Nie oznacza to jednak, że autobus zyskuje bezwzględne pierwszeństwo po włączeniu kierunkowskazu. Ustawa nakłada też obowiązki na kierujących autobusami, którzy mogą wjechać na sąsiedni pas ruchu lub jezdnię dopiero po upewnieniu się, że nie spowoduje to zagrożenia bezpieczeństwa ruchu drogowego.
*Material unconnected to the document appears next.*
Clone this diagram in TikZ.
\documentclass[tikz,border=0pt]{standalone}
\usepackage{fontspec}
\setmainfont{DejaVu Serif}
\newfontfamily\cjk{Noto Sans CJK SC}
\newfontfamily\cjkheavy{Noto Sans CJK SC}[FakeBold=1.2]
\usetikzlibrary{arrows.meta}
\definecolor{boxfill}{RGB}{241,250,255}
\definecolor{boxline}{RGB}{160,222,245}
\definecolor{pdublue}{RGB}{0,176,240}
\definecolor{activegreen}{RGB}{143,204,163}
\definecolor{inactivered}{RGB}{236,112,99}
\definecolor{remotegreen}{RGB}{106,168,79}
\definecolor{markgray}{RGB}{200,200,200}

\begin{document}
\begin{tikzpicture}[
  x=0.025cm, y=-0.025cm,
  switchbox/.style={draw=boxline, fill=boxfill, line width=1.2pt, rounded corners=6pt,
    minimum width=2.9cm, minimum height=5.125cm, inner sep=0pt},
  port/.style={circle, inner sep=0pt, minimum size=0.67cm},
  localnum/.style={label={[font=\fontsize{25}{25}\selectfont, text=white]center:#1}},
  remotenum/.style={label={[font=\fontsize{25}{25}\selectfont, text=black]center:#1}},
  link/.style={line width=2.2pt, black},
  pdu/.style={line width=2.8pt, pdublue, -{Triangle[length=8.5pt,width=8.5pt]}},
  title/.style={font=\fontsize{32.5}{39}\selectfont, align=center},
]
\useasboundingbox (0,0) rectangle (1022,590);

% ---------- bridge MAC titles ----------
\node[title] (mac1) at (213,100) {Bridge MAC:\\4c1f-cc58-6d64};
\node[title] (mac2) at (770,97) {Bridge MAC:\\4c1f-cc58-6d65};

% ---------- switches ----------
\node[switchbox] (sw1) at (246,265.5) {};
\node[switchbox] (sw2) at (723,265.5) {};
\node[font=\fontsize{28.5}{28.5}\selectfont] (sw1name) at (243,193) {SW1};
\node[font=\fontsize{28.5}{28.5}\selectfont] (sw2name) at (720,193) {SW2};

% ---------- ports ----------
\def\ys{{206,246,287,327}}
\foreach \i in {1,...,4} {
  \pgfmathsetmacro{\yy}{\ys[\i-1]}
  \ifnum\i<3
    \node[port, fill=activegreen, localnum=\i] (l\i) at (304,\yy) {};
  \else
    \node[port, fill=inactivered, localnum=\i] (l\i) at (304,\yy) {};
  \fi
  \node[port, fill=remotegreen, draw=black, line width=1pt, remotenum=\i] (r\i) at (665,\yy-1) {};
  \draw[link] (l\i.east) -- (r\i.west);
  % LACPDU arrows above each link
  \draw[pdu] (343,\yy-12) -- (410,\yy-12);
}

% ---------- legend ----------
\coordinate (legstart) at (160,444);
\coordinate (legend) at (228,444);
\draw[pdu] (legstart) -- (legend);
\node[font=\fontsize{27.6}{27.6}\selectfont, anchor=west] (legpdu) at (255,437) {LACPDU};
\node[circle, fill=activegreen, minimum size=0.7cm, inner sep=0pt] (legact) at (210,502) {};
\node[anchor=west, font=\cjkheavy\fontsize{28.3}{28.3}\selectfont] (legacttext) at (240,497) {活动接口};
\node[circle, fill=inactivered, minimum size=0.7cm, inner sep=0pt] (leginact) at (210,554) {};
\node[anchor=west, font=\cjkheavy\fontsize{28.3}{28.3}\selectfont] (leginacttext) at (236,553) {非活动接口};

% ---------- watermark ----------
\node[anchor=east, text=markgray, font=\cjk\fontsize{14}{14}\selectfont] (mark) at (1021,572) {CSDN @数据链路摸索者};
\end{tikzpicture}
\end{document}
Samo włączenie kierunkowskazu nie oznacza więc, że kierowca autobusu może po prostu ruszyć. Jest dokładnie odwrotnie - musi ocenić sytuację na drodze, bo jeśli dojdzie do kolizji, to on zostanie uznany za sprawcę. Wszystko dlatego, że "umożliwienie się włączenie do ruchu" to zupełnie co innego niż "udzielenie pierwszeństwa przejazdu".
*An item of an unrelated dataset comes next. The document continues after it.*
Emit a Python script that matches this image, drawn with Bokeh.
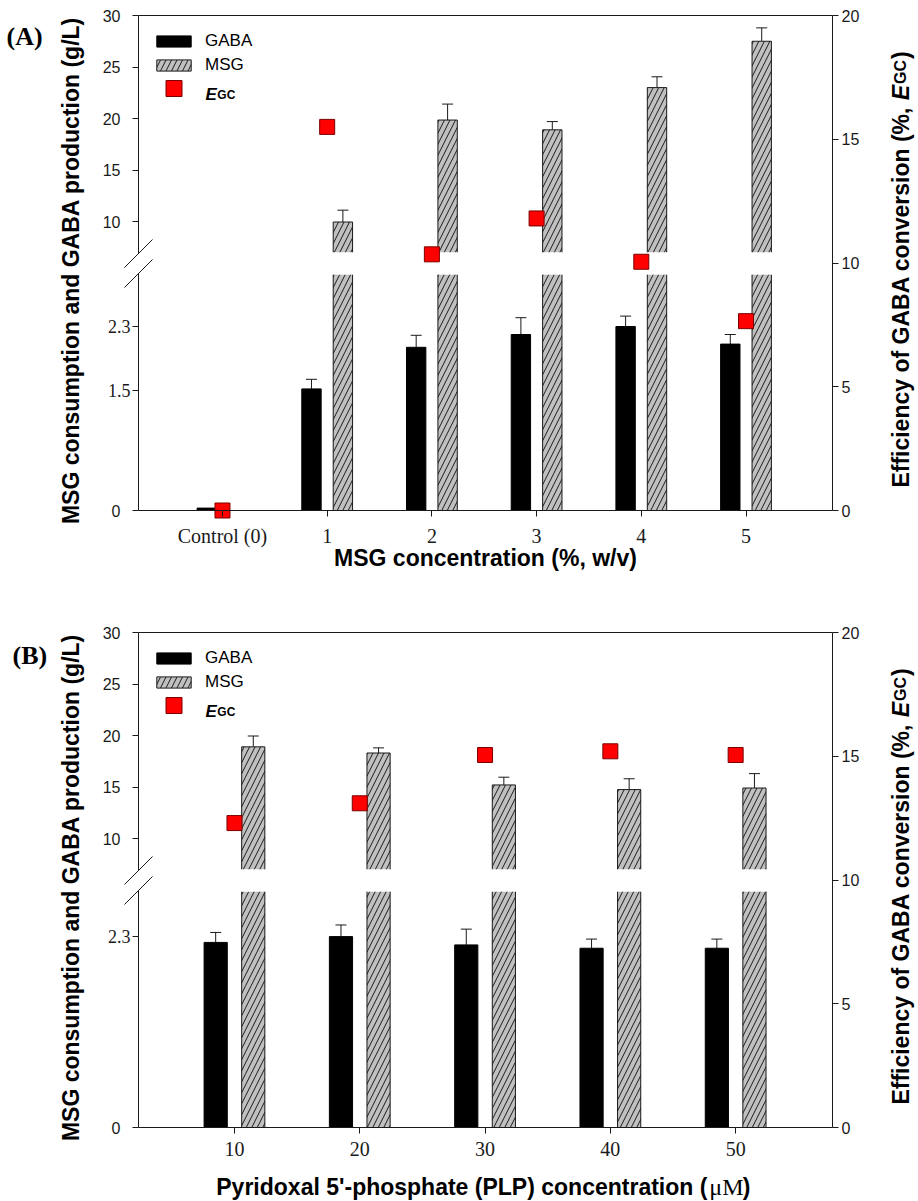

Ważne jest również, że przepis o umożliwieniu włączeniu się do ruchu dotyczy wyłącznie przystanków oznakowanych odpowiednim znakiem i znajdujących się w terenie zabudowanym.
Pierwszeństwo autobusu poza terenem zabudowanym
Poza obszarem zabudowanym autobusy nie mają pierwszeństwa podczas włączania się do ruchu z przystanku. Dotyczy to również autobusów komunikacji podmiejskiej, które poruszają się na trasach wykraczających poza granice miasta. W takich przypadkach kierowca autobusu musi czekać na dogodny moment, aby bezpiecznie włączyć się do ruchu.
Oczywiście w pewnych sytuacjach warto wykazać się kulturą oraz rozsądkiem. Lepiej nie hamować ostro, by “na siłę” wpuszczać autobus, ale w pewnych sytuacjach (zwiększony ruch, korek) warto to zrobić, jeśli nie wpłynie to na ogólny przepływ ruchu.
Uwaga na pieszych w okolicy przystanków
Kierowcy powinni również pamiętać o zwiększonej czujności w okolicy przystanków autobusowych, nie tylko ze względu na potencjalne manewry autobusów, ale także z uwagi na pieszych.
Nierzadko dochodzi do niebezpiecznych sytuacji, gdy pasażerowie wysiadający z autobusu próbują przekroczyć jezdnię, wychodząc zza pojazdu wprost pod koła nadjeżdżających samochodów (co jest naturalnie zabronione i karane mandatem).